Francesco come figura-ponte
È sempre lui a mostrare l’ambigua osmosi delle personalità di Lillian e Gea, complici più o meno consapevoli di un destino di seduzione e illusione. Ed è lui che riceve, dopo l’ultima delusione amorosa, il gesto più sincero dell’intera pellicola. Con una pacca sulla spalla, Matteo rivela al fratello tutto l’affetto che non ha saputo dargli e lo esorta – mediante un atto che è tacito stimolo – a rimettere insieme le tessere del disperso mosaico familiare. L’insistenza di Francesco sulla ‘sbandata’ del padre, il suo farsi ponte tra un mondo rigettato e un altro fuggito a forza, lo rendono emblema concreto di una condizione liminare, la stessa in cui si muovono i suoi comprimari, artatamente calati in un contesto che non è il loro.
La crisi di valori
L’ipocrisia filistea di Storia di ragazzi e ragazze si estende, pertanto, dall’«Italietta fascista al microcosmo statunitense attuale» [1] assumendo i contorni di un interrogativo esistenziale, atto a pungolare coscienze assuefatte da ideologie e aspirazioni. Senza indulgere in toni moralistici o cattedratici, Pupi Avati firma una pellicola che non risparmia colpi né dona certezze. La crisi dei valori interpersonali penetra l’intimità, si fa barriera invalicabile e il progressivo congelamento dei rapporti dona al film un impietoso senso di gelo.

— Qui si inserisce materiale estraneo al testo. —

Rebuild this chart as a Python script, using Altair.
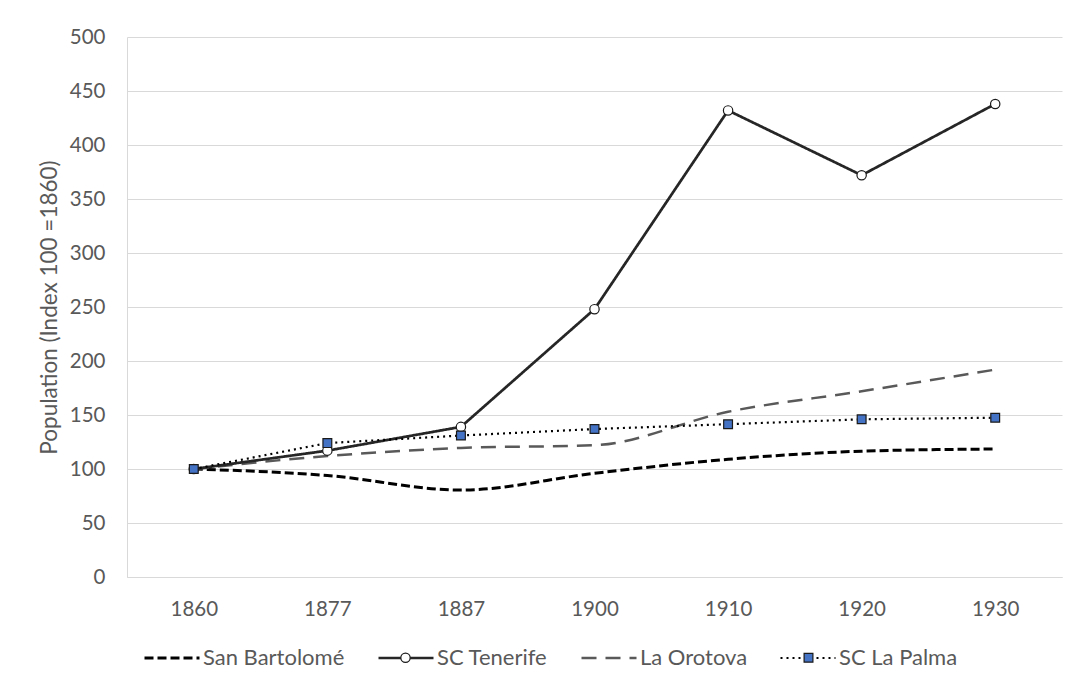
import altair as alt
import pandas as pd

years = ["1860", "1877", "1887", "1900", "1910", "1920", "1930"]
series_names = ["San Bartolomé", "SC Tenerife", "La Orotova", "SC La Palma"]
san_bartolome = [100, 94, 80.5, 96, 109, 116.5, 118.5]
sc_tenerife = [100, 117, 139, 248, 432, 372, 438]
la_orotova = [100, 112, 119.5, 122, 153, 172, 192]
sc_la_palma = [100, 124, 131, 137, 141.5, 146, 147.5]

values = [san_bartolome, sc_tenerife, la_orotova, sc_la_palma]
rows = []
for i, (name, vals) in enumerate(zip(series_names, values)):
    for yr, v in zip(years, vals):
        rows.append({"year": yr, "value": v, "series": name, "key": f"{i + 1}|{name}"})
df = pd.DataFrame(rows)

smooth_set = ["San Bartolomé", "La Orotova"]
df_smooth = df[df["series"].isin(smooth_set)]
df_linear = df[~df["series"].isin(smooth_set)]

line_colors = ["#000000", "#262626", "#595959", "#000000"]
line_dashes = [[9, 4], [1, 0], [15, 9], [2, 4]]
line_widths = [3, 2.2, 2.6, 2.5]

# invisible moves keep every legend symbol's bounds as wide as the line symbols
SPAN = "M-1.03,0M1.03,0"
CIRCLE = SPAN + "M0.17,0A0.17,0.17,0,1,1,-0.17,0A0.17,0.17,0,1,1,0.17,0Z"
SQUARE = SPAN + "M-0.16,-0.16H0.16V0.16H-0.16Z"
EMPTY = SPAN
shape_range = [EMPTY, CIRCLE, EMPTY, SQUARE]
fill_range = ["transparent", "#ffffff", "transparent", "#4472C4"]

SYM = 3025
LEG_X = 16
LEG_Y = 592
LEG_FONT = 22
COL_PAD = 28

x_enc = alt.X(
    "year:O",
    sort=years,
    scale=alt.Scale(padding=0.5),
    axis=alt.Axis(
        title=None, labelAngle=0, ticks=False, grid=False,
        domainColor="#d9d9d9", labelPadding=22,
    ),
)
y_enc = alt.Y(
    "value:Q",
    scale=alt.Scale(domain=[0, 500], nice=False),
    axis=alt.Axis(
        title="Population (Index 100 =1860)",
        values=list(range(0, 501, 50)),
        ticks=False, domainColor="#d9d9d9", gridColor="#d9d9d9",
        labelPadding=22, titlePadding=8,
    ),
)

line_legend = alt.Legend(
    title=None, orient="none", direction="horizontal",
    legendX=LEG_X, legendY=LEG_Y,
    symbolType="stroke", symbolSize=SYM, symbolStrokeWidth=2.5,
    labelOffset=2, columnPadding=COL_PAD, padding=0, labelFontSize=LEG_FONT,
)
color_enc = alt.Color("series:N", scale=alt.Scale(domain=series_names, range=line_colors), legend=line_legend)
dash_enc = alt.StrokeDash("series:N", scale=alt.Scale(domain=series_names, range=line_dashes), legend=line_legend)
width_enc = alt.StrokeWidth("series:N", scale=alt.Scale(domain=series_names, range=line_widths), legend=None)

smooth_lines = alt.Chart(df_smooth).mark_line(interpolate="monotone").encode(
    x=x_enc, y=y_enc, color=color_enc, strokeDash=dash_enc, strokeWidth=width_enc,
)
linear_lines = alt.Chart(df_linear).mark_line().encode(
    x=x_enc, y=y_enc, color=color_enc, strokeDash=dash_enc, strokeWidth=width_enc,
)

point_legend = alt.Legend(
    title=None, orient="none", direction="horizontal",
    legendX=LEG_X, legendY=LEG_Y,
    symbolSize=SYM, symbolStrokeWidth=1.2,
    labelOffset=4, columnPadding=COL_PAD, padding=0, labelOpacity=0,
    labelFontSize=LEG_FONT, labelExpr="split(datum.label, '|')[1]",
)
points = alt.Chart(df).mark_point(
    filled=True, strokeWidth=1.2, size=SYM, opacity=1,
).encode(
    x=x_enc, y=y_enc,
    stroke=alt.value("#1a1a1a"),
    shape=alt.Shape("key:N", scale=alt.Scale(range=shape_range), legend=point_legend),
    fill=alt.Fill("key:N", scale=alt.Scale(range=fill_range), legend=point_legend),
)

chart = alt.layer(smooth_lines, linear_lines, points).properties(
    width=935, height=540,
    autosize=alt.AutoSizeParams(type="none"),
    padding={"left": 119, "top": 29, "right": 1, "bottom": 97},
).configure(
    font="Lato",
).configure_axis(
    labelFont="Lato", labelFontSize=20.5, labelColor="#595959",
    titleFont="Lato", titleFontSize=22.5, titleColor="#595959", titleFontWeight="normal",
).configure_legend(
    labelFont="Lato", labelFontSize=LEG_FONT, labelColor="#595959",
).configure_view(
    stroke=None,
)

chart.save("out.html", embed_options={"renderer": "svg", "actions": False})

Gli interrogativi di Pupi Avati
Vale la pena ostentare certezze e non lasciarsi travolgere da un fisiologico desiderio di aiuto? Ha più senso rinnegare se stessi o scoprirsi fallibili, pur dolorosamente? Alle domande non v’è risposta, se non la semplice suggestione che il regista restituisce. Un suggerimento per imparare a ricucire gli affetti, una sonda profonda sulle debolezze del mondo.
Tre motivi per vedere il film:
- Tra le migliori pellicole di Pupi Avati, seppur considerato opera minore.
- Anna Bonaiuto e Franco Nero, splendidi interpreti.
- La dolcezza di Luciano Federico, un perfetto Francesco.
Quando vedere il film:
Dopo la visione di Storie di ragazzi e ragazze.
Note:
[1] G. Michelone, Fratelli e sorelle di Pupi Avati, in L. Bini (a cura di), Attualità cinematografiche 1992, Milano, Edizioni «Letture», 1992, p. 65.